[START DATASET SECTION]

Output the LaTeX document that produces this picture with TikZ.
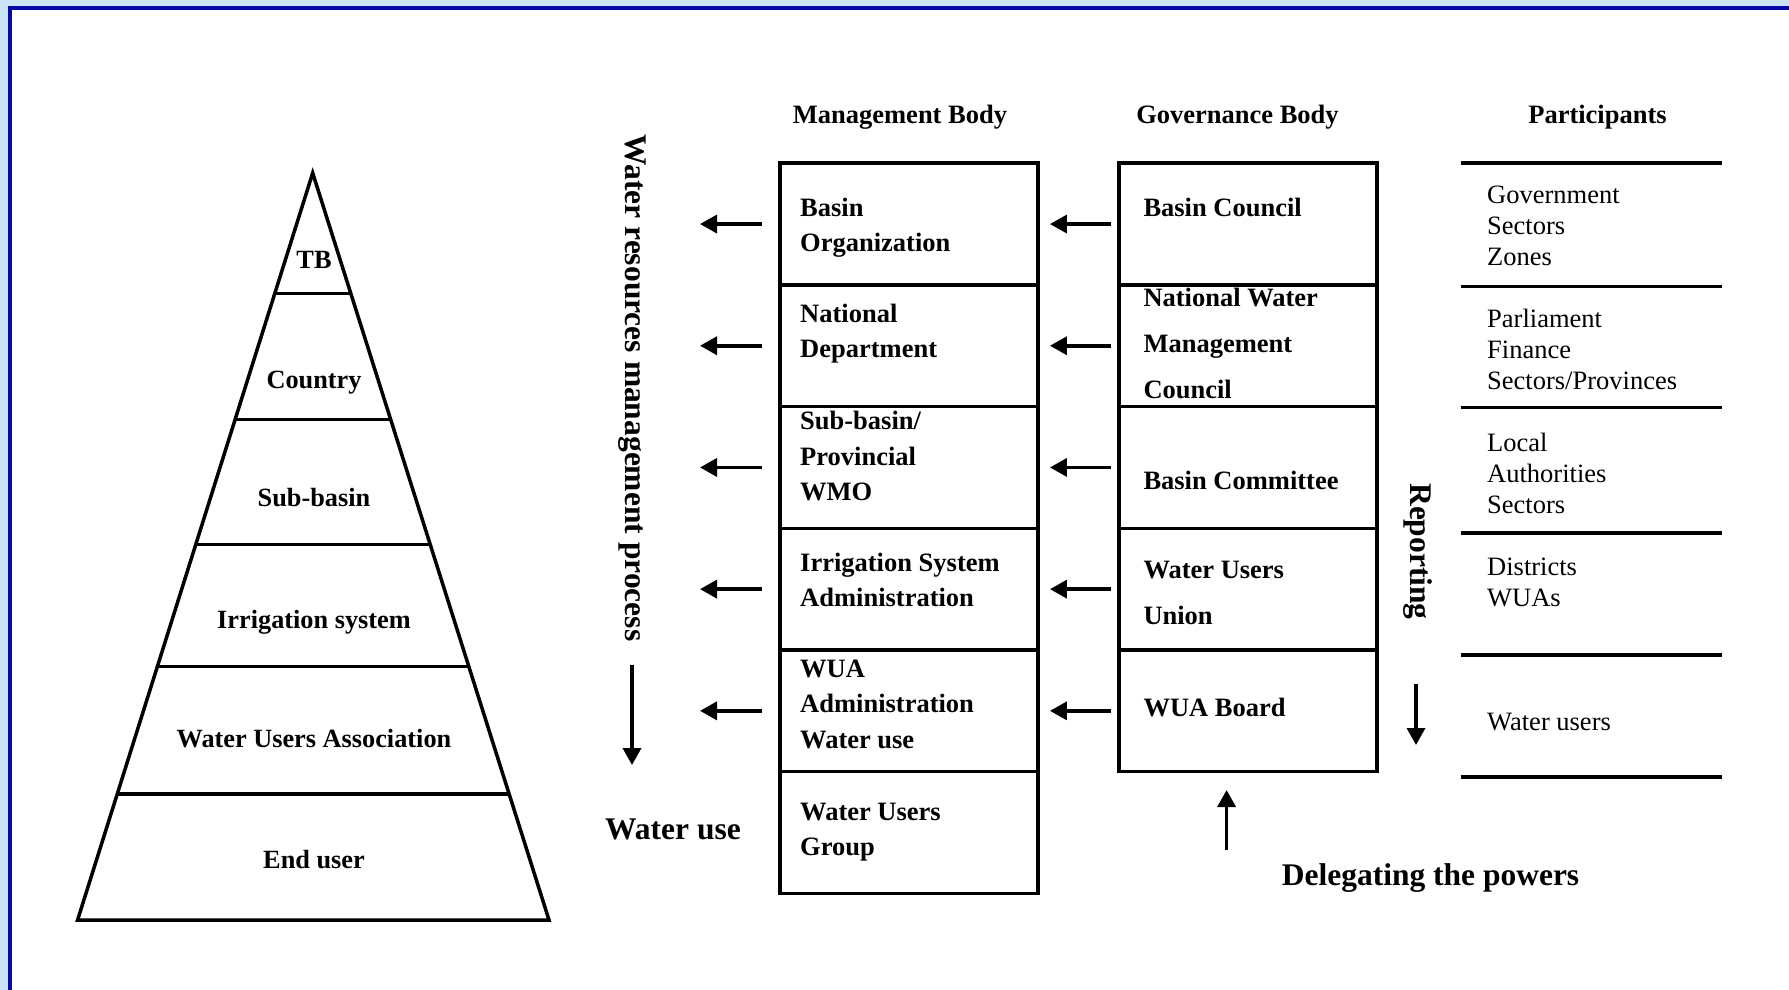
\documentclass[tikz,border=0pt]{standalone}
\usepackage{fontspec}
\setmainfont{Liberation Serif}
\usetikzlibrary{arrows.meta,calc}
\definecolor{slideblue}{RGB}{202,228,246}
\definecolor{frameblue}{RGB}{8,8,165}
\begin{document}
\begin{tikzpicture}[x=1pt,y=-1pt,
  rule/.style={line width=3.5pt},
  arr/.style={line width=3.5pt,-{Triangle[length=17pt,width=18pt]}},
  cell/.style={draw,line width=3.5pt,minimum width=258pt,minimum height=121.7pt,inner sep=0pt},
  head/.style={font=\bfseries\fontsize{26.5}{32}\selectfont,anchor=base,inner sep=0pt},
  % multi-line texts are anchored at the baseline of their last line
  mbtext/.style={font=\bfseries\fontsize{26.5}{35.5}\selectfont,align=left,anchor=base west,inner sep=0pt},
  gbtext/.style={font=\bfseries\fontsize{26.5}{46}\selectfont,align=left,anchor=base west,inner sep=0pt},
  parttext/.style={font=\fontsize{26.5}{31}\selectfont,align=left,anchor=base west,inner sep=0pt},
  pyrtext/.style={font=\bfseries\fontsize{26.3}{30}\selectfont,anchor=base,inner sep=0pt},
  bigtext/.style={font=\bfseries\fontsize{31.5}{36}\selectfont,inner sep=0pt},
]
\useasboundingbox (0,0) rectangle (1789,990);

% slide background and frame
\fill[slideblue] (0,0) rectangle (1789,990);
\fill[white] (9.7,8) rectangle (1789,990);
\draw[frameblue,line width=4pt] (9.7,990) -- (9.7,8) -- (1789,8);

% pyramid of levels
\coordinate (apex) at (312.7,173);
\coordinate (bl) at (77.6,920);
\coordinate (br) at (549,920);
\draw[rule] (apex) -- (br) -- (bl) -- cycle;
\foreach \t in {0.1613,0.33,0.497,0.6604,0.8315}
  \draw[rule] ($(apex)!\t!(bl)$) -- ($(apex)!\t!(br)$);
\node[pyrtext] (lvTB) at (314,268.3) {TB};
\node[pyrtext] (lvCountry) at (314,388.3) {Country};
\node[pyrtext] (lvSub) at (314,506.7) {Sub-basin};
\node[pyrtext] (lvIrr) at (314,628) {Irrigation system};
\node[pyrtext] (lvWUA) at (314,747.5) {Water Users Association};
\node[pyrtext] (lvEnd) at (314,868.3) {End user};

% column headings
\node[head] (hmb) at (900,123) {Management Body};
\node[head] (hgb) at (1237.5,123) {Governance Body};
\node[head] (hpart) at (1597.5,123) {Participants};

% management body column
\node[cell] (mb1) at (909.2,224.05) {};
\node[cell] (mb2) at (909.2,345.75) {};
\node[cell] (mb3) at (909.2,467.45) {};
\node[cell] (mb4) at (909.2,589.15) {};
\node[cell] (mb5) at (909.2,710.85) {};
\node[cell] (mb6) at (909.2,832.55) {};
\node[mbtext] (mbt1) at (800,251.5) {Basin\\Organization};
\node[mbtext] (mbt2) at (800,357.5) {National\\Department};
\node[mbtext] (mbt3) at (800,500.5) {Sub-basin/\\Provincial\\WMO};
\node[mbtext] (mbt4) at (800,606.5) {Irrigation System\\Administration};
\node[mbtext] (mbt5) at (800,748) {WUA\\Administration\\Water use};
\node[mbtext] (mbt6) at (800,855.5) {Water Users\\Group};

% governance body column
\node[cell] (gb1) at (1248.2,224.05) {};
\node[cell] (gb2) at (1248.2,345.75) {};
\node[cell] (gb3) at (1248.2,467.45) {};
\node[cell] (gb4) at (1248.2,589.15) {};
\node[cell] (gb5) at (1248.2,710.85) {};
\node[gbtext] (gbt1) at (1143.3,216) {Basin Council};
\node[gbtext] (gbt2) at (1143.3,398) {National Water\\Management\\Council};
\node[gbtext] (gbt3) at (1143.3,489) {Basin Committee};
\node[gbtext] (gbt4) at (1143.3,624) {Water Users\\Union};
\node[gbtext] (gbt5) at (1143.3,716) {WUA Board};

% participants list
\foreach \y in {163.2,286.4,407.3,532.8,654.9,777}
  \draw[rule] (1460.5,\y) -- (1721.8,\y);
\node[parttext] (pt1) at (1487,265.5) {Government\\Sectors\\Zones};
\node[parttext] (pt2) at (1487,389) {Parliament\\Finance\\Sectors/Provinces};
\node[parttext] (pt3) at (1487,513.5) {Local\\Authorities\\Sectors};
\node[parttext] (pt4) at (1487,606) {Districts\\WUAs};
\node[parttext] (pt5) at (1487,730) {Water users};

% arrows leaving the management body
\foreach \i in {1,...,5} {
  \coordinate (out\i) at (700,0 |- mb\i.center);
  \draw[arr,shorten <=16.5pt] (mb\i) -- (out\i);
}
% arrows from governance body to management body
\foreach \i in {1,...,5}
  \draw[arr,shorten <=6.2pt,shorten >=10pt] (gb\i) -- (mb\i);

% process labels
\node[bigtext,rotate=-90,anchor=base] (wrp) at (625,388) {Water resources management process};
\coordinate (wrs) at (632,665);
\coordinate (wre) at (632,765);
\draw[arr] (wrs) -- (wre);
\node[bigtext,anchor=base west] (wuse) at (605,839.3) {Water use};

\node[bigtext,rotate=-90,anchor=base] (rep) at (1410,551.5) {Reporting};
\coordinate (reps) at (1416,683.5);
\coordinate (repe) at (1416,745);
\draw[arr] (reps) -- (repe);

\coordinate (dels) at (1226.6,850);
\coordinate (dele) at (1226.6,790);
\draw[arr] (dels) -- (dele);
\node[bigtext,anchor=base] (deleg) at (1430.5,885) {Delegating the powers};
\end{tikzpicture}
\end{document}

[END DATASET SECTION]

WHAT YOU SHOULD DO ::
Leave the pictures out and output the rest of the listing exactly.

TASK RESULT ::
Output the LaTeX document that produces this picture with TikZ.
\documentclass[tikz,border=0pt]{standalone}
\usepackage{fontspec}
\setmainfont{Liberation Serif}
\usetikzlibrary{arrows.meta,calc}
\definecolor{slideblue}{RGB}{202,228,246}
\definecolor{frameblue}{RGB}{8,8,165}
\begin{document}
\begin{tikzpicture}[x=1pt,y=-1pt,
  rule/.style={line width=3.5pt},
  arr/.style={line width=3.5pt,-{Triangle[length=17pt,width=18pt]}},
  cell/.style={draw,line width=3.5pt,minimum width=258pt,minimum height=121.7pt,inner sep=0pt},
  head/.style={font=\bfseries\fontsize{26.5}{32}\selectfont,anchor=base,inner sep=0pt},
  % multi-line texts are anchored at the baseline of their last line
  mbtext/.style={font=\bfseries\fontsize{26.5}{35.5}\selectfont,align=left,anchor=base west,inner sep=0pt},
  gbtext/.style={font=\bfseries\fontsize{26.5}{46}\selectfont,align=left,anchor=base west,inner sep=0pt},
  parttext/.style={font=\fontsize{26.5}{31}\selectfont,align=left,anchor=base west,inner sep=0pt},
  pyrtext/.style={font=\bfseries\fontsize{26.3}{30}\selectfont,anchor=base,inner sep=0pt},
  bigtext/.style={font=\bfseries\fontsize{31.5}{36}\selectfont,inner sep=0pt},
]
\useasboundingbox (0,0) rectangle (1789,990);

% slide background and frame
\fill[slideblue] (0,0) rectangle (1789,990);
\fill[white] (9.7,8) rectangle (1789,990);
\draw[frameblue,line width=4pt] (9.7,990) -- (9.7,8) -- (1789,8);

% pyramid of levels
\coordinate (apex) at (312.7,173);
\coordinate (bl) at (77.6,920);
\coordinate (br) at (549,920);
\draw[rule] (apex) -- (br) -- (bl) -- cycle;
\foreach \t in {0.1613,0.33,0.497,0.6604,0.8315}
  \draw[rule] ($(apex)!\t!(bl)$) -- ($(apex)!\t!(br)$);
\node[pyrtext] (lvTB) at (314,268.3) {TB};
\node[pyrtext] (lvCountry) at (314,388.3) {Country};
\node[pyrtext] (lvSub) at (314,506.7) {Sub-basin};
\node[pyrtext] (lvIrr) at (314,628) {Irrigation system};
\node[pyrtext] (lvWUA) at (314,747.5) {Water Users Association};
\node[pyrtext] (lvEnd) at (314,868.3) {End user};

% column headings
\node[head] (hmb) at (900,123) {Management Body};
\node[head] (hgb) at (1237.5,123) {Governance Body};
\node[head] (hpart) at (1597.5,123) {Participants};

% management body column
\node[cell] (mb1) at (909.2,224.05) {};
\node[cell] (mb2) at (909.2,345.75) {};
\node[cell] (mb3) at (909.2,467.45) {};
\node[cell] (mb4) at (909.2,589.15) {};
\node[cell] (mb5) at (909.2,710.85) {};
\node[cell] (mb6) at (909.2,832.55) {};
\node[mbtext] (mbt1) at (800,251.5) {Basin\\Organization};
\node[mbtext] (mbt2) at (800,357.5) {National\\Department};
\node[mbtext] (mbt3) at (800,500.5) {Sub-basin/\\Provincial\\WMO};
\node[mbtext] (mbt4) at (800,606.5) {Irrigation System\\Administration};
\node[mbtext] (mbt5) at (800,748) {WUA\\Administration\\Water use};
\node[mbtext] (mbt6) at (800,855.5) {Water Users\\Group};

% governance body column
\node[cell] (gb1) at (1248.2,224.05) {};
\node[cell] (gb2) at (1248.2,345.75) {};
\node[cell] (gb3) at (1248.2,467.45) {};
\node[cell] (gb4) at (1248.2,589.15) {};
\node[cell] (gb5) at (1248.2,710.85) {};
\node[gbtext] (gbt1) at (1143.3,216) {Basin Council};
\node[gbtext] (gbt2) at (1143.3,398) {National Water\\Management\\Council};
\node[gbtext] (gbt3) at (1143.3,489) {Basin Committee};
\node[gbtext] (gbt4) at (1143.3,624) {Water Users\\Union};
\node[gbtext] (gbt5) at (1143.3,716) {WUA Board};

% participants list
\foreach \y in {163.2,286.4,407.3,532.8,654.9,777}
  \draw[rule] (1460.5,\y) -- (1721.8,\y);
\node[parttext] (pt1) at (1487,265.5) {Government\\Sectors\\Zones};
\node[parttext] (pt2) at (1487,389) {Parliament\\Finance\\Sectors/Provinces};
\node[parttext] (pt3) at (1487,513.5) {Local\\Authorities\\Sectors};
\node[parttext] (pt4) at (1487,606) {Districts\\WUAs};
\node[parttext] (pt5) at (1487,730) {Water users};

% arrows leaving the management body
\foreach \i in {1,...,5} {
  \coordinate (out\i) at (700,0 |- mb\i.center);
  \draw[arr,shorten <=16.5pt] (mb\i) -- (out\i);
}
% arrows from governance body to management body
\foreach \i in {1,...,5}
  \draw[arr,shorten <=6.2pt,shorten >=10pt] (gb\i) -- (mb\i);

% process labels
\node[bigtext,rotate=-90,anchor=base] (wrp) at (625,388) {Water resources management process};
\coordinate (wrs) at (632,665);
\coordinate (wre) at (632,765);
\draw[arr] (wrs) -- (wre);
\node[bigtext,anchor=base west] (wuse) at (605,839.3) {Water use};

\node[bigtext,rotate=-90,anchor=base] (rep) at (1410,551.5) {Reporting};
\coordinate (reps) at (1416,683.5);
\coordinate (repe) at (1416,745);
\draw[arr] (reps) -- (repe);

\coordinate (dels) at (1226.6,850);
\coordinate (dele) at (1226.6,790);
\draw[arr] (dels) -- (dele);
\node[bigtext,anchor=base] (deleg) at (1430.5,885) {Delegating the powers};
\end{tikzpicture}
\end{document}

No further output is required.